As the Covenant Club’s feasibility phase is nearing its end, some members of the community remain unsettled with its progress. The RSF Homeowners Group, convened last June, stated it will oppose the Club if it does not meet the Group’s stated objectives.
The independent group has been monitoring the Covenant Club Design Subcommittee’s meetings for the past few months and will soon take a direct stance either for or against the Club.
The final design concept of the fitness center, located on the Golf and Tennis Club campus, is roughly 12,200 square feet with a combined resort and lap pool, approximately 300 parking spaces, and will be phased in to maintain 12 tennis courts.
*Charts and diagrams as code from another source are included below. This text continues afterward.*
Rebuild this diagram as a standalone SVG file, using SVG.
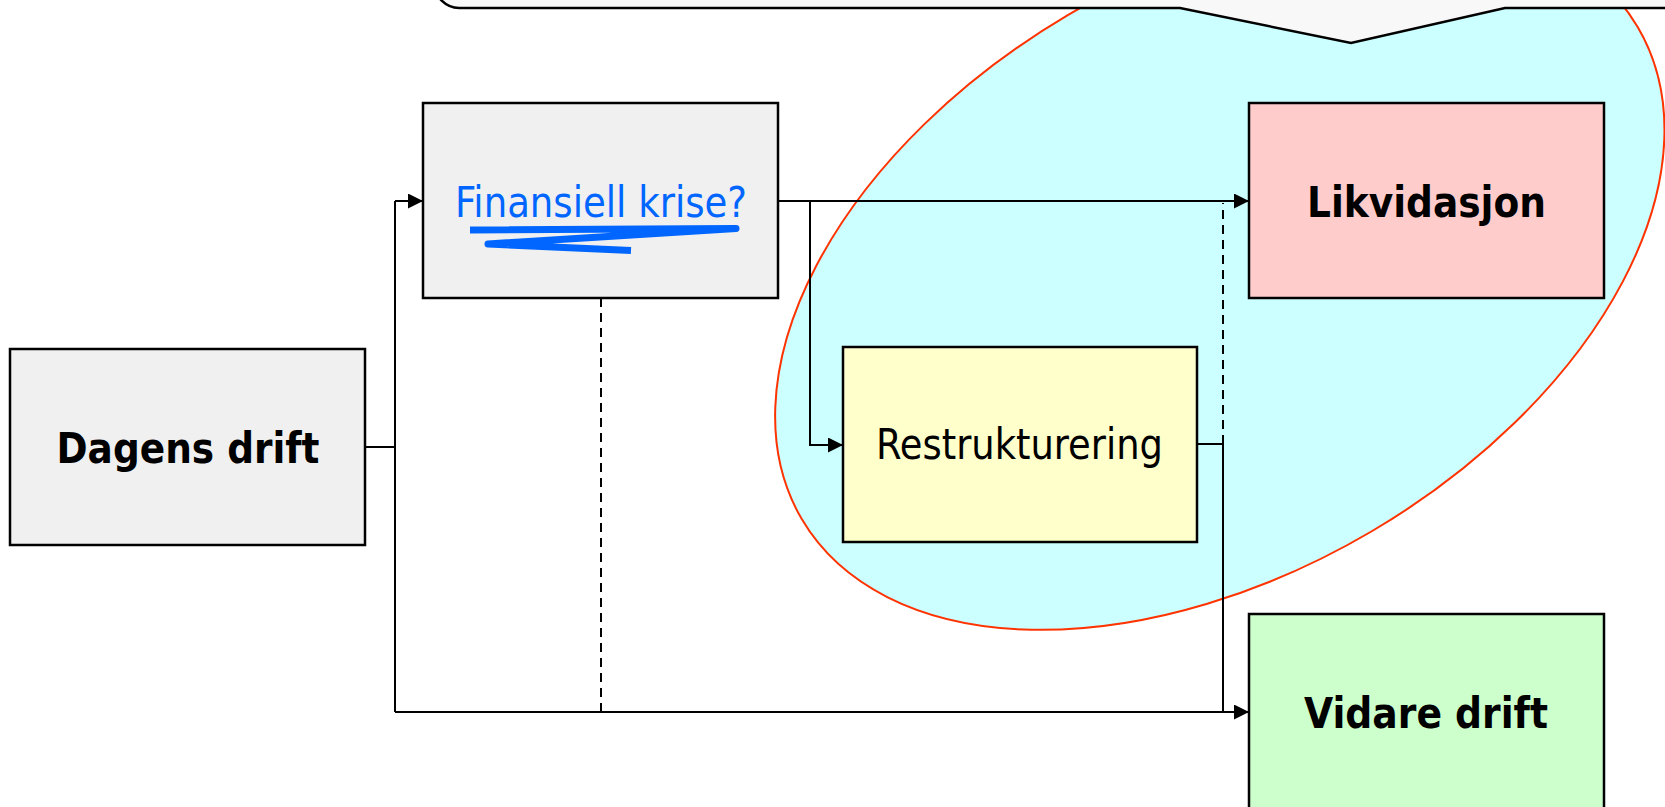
<svg xmlns="http://www.w3.org/2000/svg" width="1665" height="807" viewBox="0 0 1665 807">
  <defs>
    <marker id="arrow" markerUnits="userSpaceOnUse" markerWidth="16" markerHeight="16" refX="15" refY="7.5" orient="auto">
      <path d="M0,0 L15,7.5 L0,15 Z" fill="#000"/>
    </marker>
    <style>
      .box { stroke: #000; stroke-width: 2.5; }
      .lbl { font-family: "DejaVu Sans Condensed", "DejaVu Sans", "Liberation Sans", sans-serif; font-size: 42px; text-anchor: middle; }
      .bold { font-weight: bold; fill: #000; }
      .conn { fill: none; stroke: #000; stroke-width: 2; }
      .dash { fill: none; stroke: #000; stroke-width: 2; stroke-dasharray: 9 6; }
    </style>
  </defs>

  <rect x="0" y="0" width="1665" height="807" fill="#fff"/>

  <!-- highlighted region -->
  <g id="region">
    <ellipse cx="1219.8" cy="273.2" rx="485" ry="299.5" transform="rotate(-30.5 1219.8 273.2)" fill="#ccffff" stroke="#ff3300" stroke-width="2"/>
  </g>

  <!-- connectors -->
  <g id="connectors">
    <path class="conn" d="M365,447 H395"/>
    <path class="conn" d="M395,201 V712"/>
    <path class="conn" d="M395,201 H423" marker-end="url(#arrow)"/>
    <path class="conn" d="M778,201 H1249" marker-end="url(#arrow)"/>
    <path class="conn" d="M810,201 V445 H843" marker-end="url(#arrow)"/>
    <path class="conn" d="M1197,444 H1223 V712"/>
    <path class="dash" d="M1223,444 V203"/>
    <path class="conn" d="M395,712 H1249" marker-end="url(#arrow)"/>
    <path class="dash" d="M601,298 V712 H1223"/>
  </g>

  <!-- nodes -->
  <g id="dagens-drift">
    <rect class="box" x="10" y="349" width="355" height="196" fill="#f0f0f0"/>
    <text class="lbl bold" x="188" y="463" textLength="263" lengthAdjust="spacingAndGlyphs">Dagens drift</text>
  </g>

  <g id="finansiell-krise">
    <rect class="box" x="423" y="103" width="355" height="195" fill="#f0f0f0"/>
    <text class="lbl" x="601" y="217" fill="#0066ff" textLength="292" lengthAdjust="spacingAndGlyphs">Finansiell krise?</text>
    <polyline points="470,230 736,228.5 488,244 631,250.5" fill="none" stroke="#0066ff" stroke-width="7" stroke-linejoin="round" stroke-linecap="butt"/>
  </g>

  <g id="restrukturering">
    <rect class="box" x="843" y="347" width="354" height="195" fill="#ffffcc"/>
    <text class="lbl" x="1019.5" y="459" fill="#000" textLength="287" lengthAdjust="spacingAndGlyphs">Restrukturering</text>
  </g>

  <g id="likvidasjon">
    <rect class="box" x="1249" y="103" width="355" height="195" fill="#ffcccc"/>
    <text class="lbl bold" x="1426.5" y="217" textLength="239" lengthAdjust="spacingAndGlyphs">Likvidasjon</text>
  </g>

  <g id="vidare-drift">
    <rect class="box" x="1249" y="614" width="355" height="200" fill="#ccffcc"/>
    <text class="lbl bold" x="1426" y="728" textLength="244" lengthAdjust="spacingAndGlyphs">Vidare drift</text>
  </g>

  <!-- callout at the top edge -->
  <g id="callout">
    <path d="M435,-60 V-16 A24,24 0 0 0 459,8 H1180 L1351,43 L1505,8 H1700 V-60 Z" fill="#f8f8f8" stroke="#000" stroke-width="2.5" stroke-linejoin="miter"/>
  </g>
</svg>
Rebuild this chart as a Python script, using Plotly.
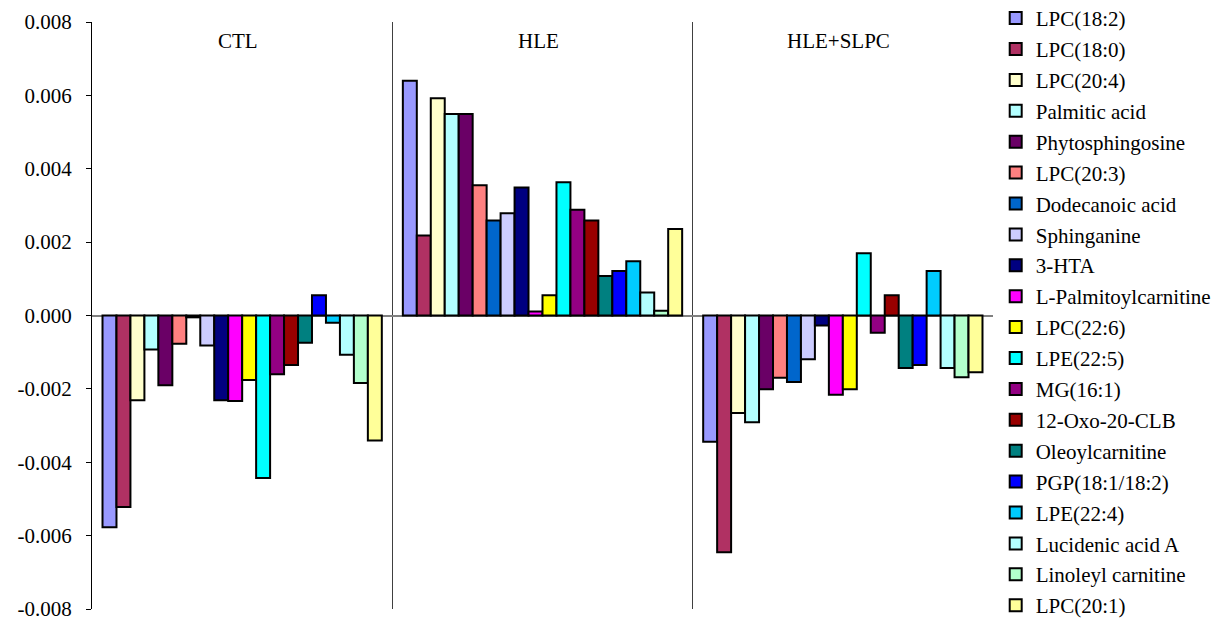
import plotly.graph_objects as go

# Groups shown along the x axis
groups = ["CTL", "HLE", "HLE+SLPC"]

# Metabolites (one bar series each)
metabolites = [
    "LPC(18:2)", "LPC(18:0)", "LPC(20:4)", "Palmitic acid", "Phytosphingosine",
    "LPC(20:3)", "Dodecanoic acid", "Sphinganine", "3-HTA", "L-Palmitoylcarnitine",
    "LPC(22:6)", "LPE(22:5)", "MG(16:1)", "12-Oxo-20-CLB", "Oleoylcarnitine",
    "PGP(18:1/18:2)", "LPE(22:4)", "Lucidenic acid A", "Linoleyl carnitine", "LPC(20:1)",
]

# Values per group, in metabolite order
ctl = [-0.00577, -0.00522, -0.00231, -0.00093, -0.00190, -0.00077, -0.00005, -0.00082,
       -0.00231, -0.00233, -0.00176, -0.00443, -0.00160, -0.00135, -0.00074, 0.00055,
       -0.00020, -0.00107, -0.00184, -0.00341]
hle = [0.00640, 0.00218, 0.00592, 0.00549, 0.00549, 0.00355, 0.00259, 0.00279,
       0.00349, 0.00011, 0.00055, 0.00363, 0.00288, 0.00259, 0.00108, 0.00121,
       0.00148, 0.00063, 0.00013, 0.00236]
hle_slpc = [-0.00344, -0.00645, -0.00266, -0.00291, -0.00201, -0.00170, -0.00181, -0.00119,
            -0.00027, -0.00216, -0.00201, 0.00170, -0.00047, 0.00055, -0.00143, -0.00135,
            0.00121, -0.00143, -0.00168, -0.00155]

colors = [
    "#9999FF", "#B03163", "#FFFFCC", "#B3FFFF", "#6A0066",
    "#FF8080", "#0066CC", "#CCCCFF", "#000080", "#FF00FF",
    "#FFFF00", "#00FFFF", "#930083", "#990000", "#008080",
    "#0000FF", "#00CCFF", "#B3FFFF", "#B3FFCC", "#FFFF99",
]

tick_vals = [0.008, 0.006, 0.004, 0.002, 0.0, -0.002, -0.004, -0.006, -0.008]
tick_labels = ["0.008", "0.006", "0.004", "0.002", "0.000", "-0.002", "-0.004", "-0.006", "-0.008"]

FONT = "Liberation Serif"

fig = go.Figure()
group_pos = list(range(len(groups)))
for i, name in enumerate(metabolites):
    fig.add_trace(go.Bar(
        x=group_pos,
        y=[ctl[i], hle[i], hle_slpc[i]],
        name=name,
        legendgroup=f"g{i}",
        marker=dict(color=colors[i], line=dict(color="#000000", width=2)),
    ))

# Group labels near the top of each panel
for gx, g in zip(group_pos, groups):
    fig.add_annotation(x=gx, y=0.968, xref="x", yref="paper", text=g, xshift=-4,
                       yanchor="middle", showarrow=False,
                       font=dict(family=FONT, size=21, color="#000000"))

fig.update_layout(
    width=1222, height=626,
    margin=dict(l=92, r=229, t=22, b=17, autoexpand=False),
    paper_bgcolor="white", plot_bgcolor="white",
    barmode="group", bargap=0.07, bargroupgap=0,
    font=dict(family=FONT, size=21, color="#000000"),
    showlegend=True,
    legend=dict(x=1.003, y=1.041, xanchor="left", yanchor="top",
                font=dict(family=FONT, size=21, color="#000000"),
                bgcolor="rgba(0,0,0,0)", traceorder="grouped",
                tracegroupgap=0.6, maxheight=1000),
    xaxis=dict(range=[-0.5, 2.5], tickmode="array", tickvals=[0.5, 1.5],
               showticklabels=False, ticks="", showgrid=True, gridcolor="#404040",
               gridwidth=1, zeroline=False, showline=False),
    yaxis=dict(range=[-0.008, 0.008], tickmode="array", tickvals=tick_vals,
               ticktext=tick_labels, ticks="outside", ticklen=5, tickcolor="#000000",
               showline=True, linecolor="#000000", linewidth=1, showgrid=False,
               zeroline=True, zerolinecolor="#808080", zerolinewidth=1.5,
               ticklabelstandoff=10, tickfont=dict(family=FONT, size=21, color="#000000")),
)

fig.write_html("out.html")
“Most members of the RSF Homeowners Group agree that the Covenant Club, as proposed, does not meet the Group’s objectives set forth on its website,” RSF Homeowners Group Chairman, Tom Ault, told the RSF Post.
While the Golf and Tennis Clubs have provided input since the beginning of the process, some members have concerns with the final location and design.
Covenant Club Committee Chair and RSF Association Board member, Heather Slosar, told Coast News Group, “[w]e don’t live in such a utopia where we are going to make everybody happy, but what we are doing is what we believe is best for the community.”
Opponents of the Club claim that two previous attempts to install a pool have failed. Furthermore, the Group questions the decision by the Committee to wait on conducting an Environmental Impact Report, an important part of any feasibility study, they argue.
Currently, an EIR is too expensive and will be conducted only after the community-wide vote, Design Subcommittee Chair Jerry Yahr, explained.
In the end, if the RSF Homeowners Group decides to oppose the Club, they will launch a campaign to ask residents to vote against the proposed fitness center.
The community-wide vote on whether or not to continue developing the Covenant Club will take place in March or April of 2016.